このノートブックでは、アプリケーションの構築やタスク・ウィジェットの作成、ネットワークモデルの読み込み、トレーニングとその評価について、段階的に教えてくれます。最終的には、手の合図や、親指を立てたり下げたりすることの意味を理解できるアプリケーションを作れるに違いありません。これらの手順を一つ一つ詳しく説明しても良いのですが、さらに詳しく知りたい方は実際に自分で手を動かしてみることをお勧めします!
Jetson AI Fundamentalsには、Getting Started with AIに加えて、以下の2パートがあります。
- JetBotを使ったコース。自身でJetson Nanoロボットを製作し、ソフトウェアを設定、ディープラーニングを用いて衝突を回避しながら、道路に沿って走行するロボットを作ります。
- Hello AI World。これは、NVIDIA Jetson Nanoのハンズオン記事で触れたものです。
認定資格
Jetson AI Fundamentalsコースでは、Jetson AI認定資格の基礎となる部分を提供します。
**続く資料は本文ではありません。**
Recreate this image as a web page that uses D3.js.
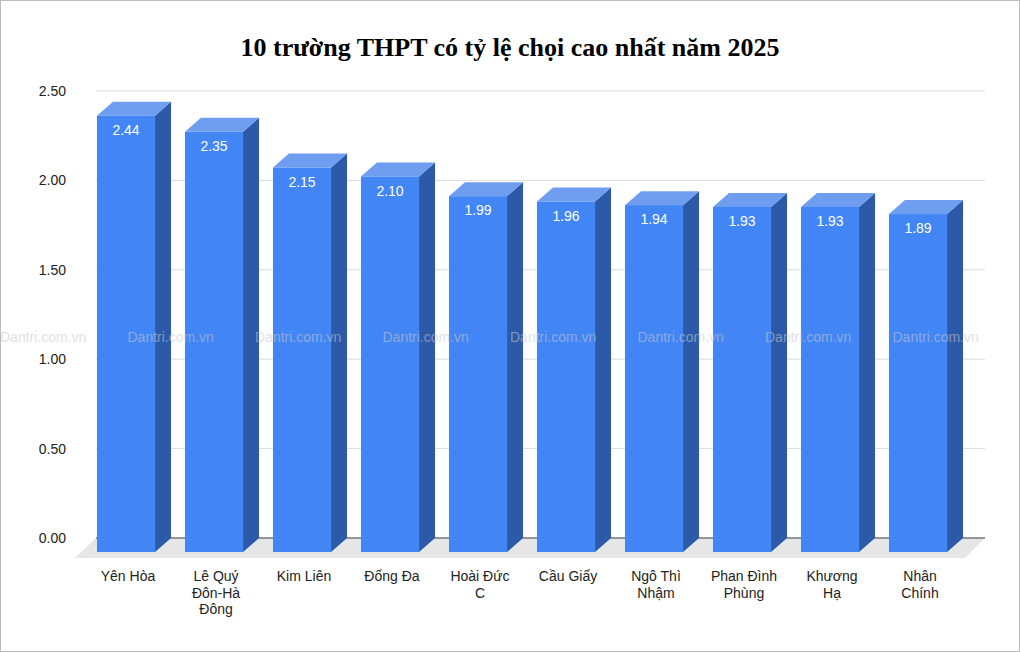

これが完了したら、Jetson AI Specialistになるための次のステップは、理解度示すプロジェクトを製作することです。例には、「独自のデータセットを収集して、特定のアプリケーション用の新しいDNNモデルを学習させる、JetBotに新しい自律モードを追加する、AIを使用したスマートホーム・IoTデバイス作成する」といったものが提案されています。
評価基準は次のように記載されています。
- AI (5点) - このプロジェクトは、ディープラーニング、機械学習、コンピュータビジョン等を有意義な方法で使用し、AIを用いたアプリケーション作成に関する基本的な理解があることを示しています。ここでは、Jetson上でのAIソリューションの有効性、技術的な複雑性、パフォーマンスなどが考慮されます。
- インパクト・オリジナリティ(5点) - プロジェクトのコンセプトが斬新で、自分自身や社会が直面する課題や問題に対処したり、解決するためにAIをを活用しているかどうかを考慮します。また、そのアイデアや作品は独創的であるか、派生的なものであるのかといった点も考慮されます。
- 再現性(5点) - 他の人がプロジェクトを構築して使用する際に必要な方法や、コード、リソースがすべてリポジトリに含まれており、従うことで簡単に実行できるかどうか考慮します。
- プレゼンテーションとドキュメント(5点) - 動画では、プロジェクトのさまざまな側面を効果的に実演し、説明しています。また、リポジトリには、プロジェクトの構築と実行に必要なすべての手順を、図と画像とともに文書化する明確で完全なReadmeがあります。また、教育者は、自身の指導能力を強調するために、動画内で口頭説明のプレゼンテーションを行う必要があります。
一方、Jetson AI Ambassadorの認定資格については、教育者やインストラクターを対象としており、面接試験が追加で存在し、また、ある程度の教育・トレーニング経験が必須条件になっています。
まとめ
JetPack SDKやJetson Nano用のターンキーイメージでは、一般的なフレームワークを使用してCUDAアクセラレーションによるコンピューティングを可能にする、設定済みのソフトウェアスタックを使用することで、時間をかけずに実行が可能です。これに加え、Jetson AIトレーニングと認定資格用のJetson Dockerコンテナを含む、NVIDIA社提供のDockerコンテナカタログによって、さらに利便性が向上しています。また、JupyterLabによる、機能が豊富で使いやすい環境も提供されています。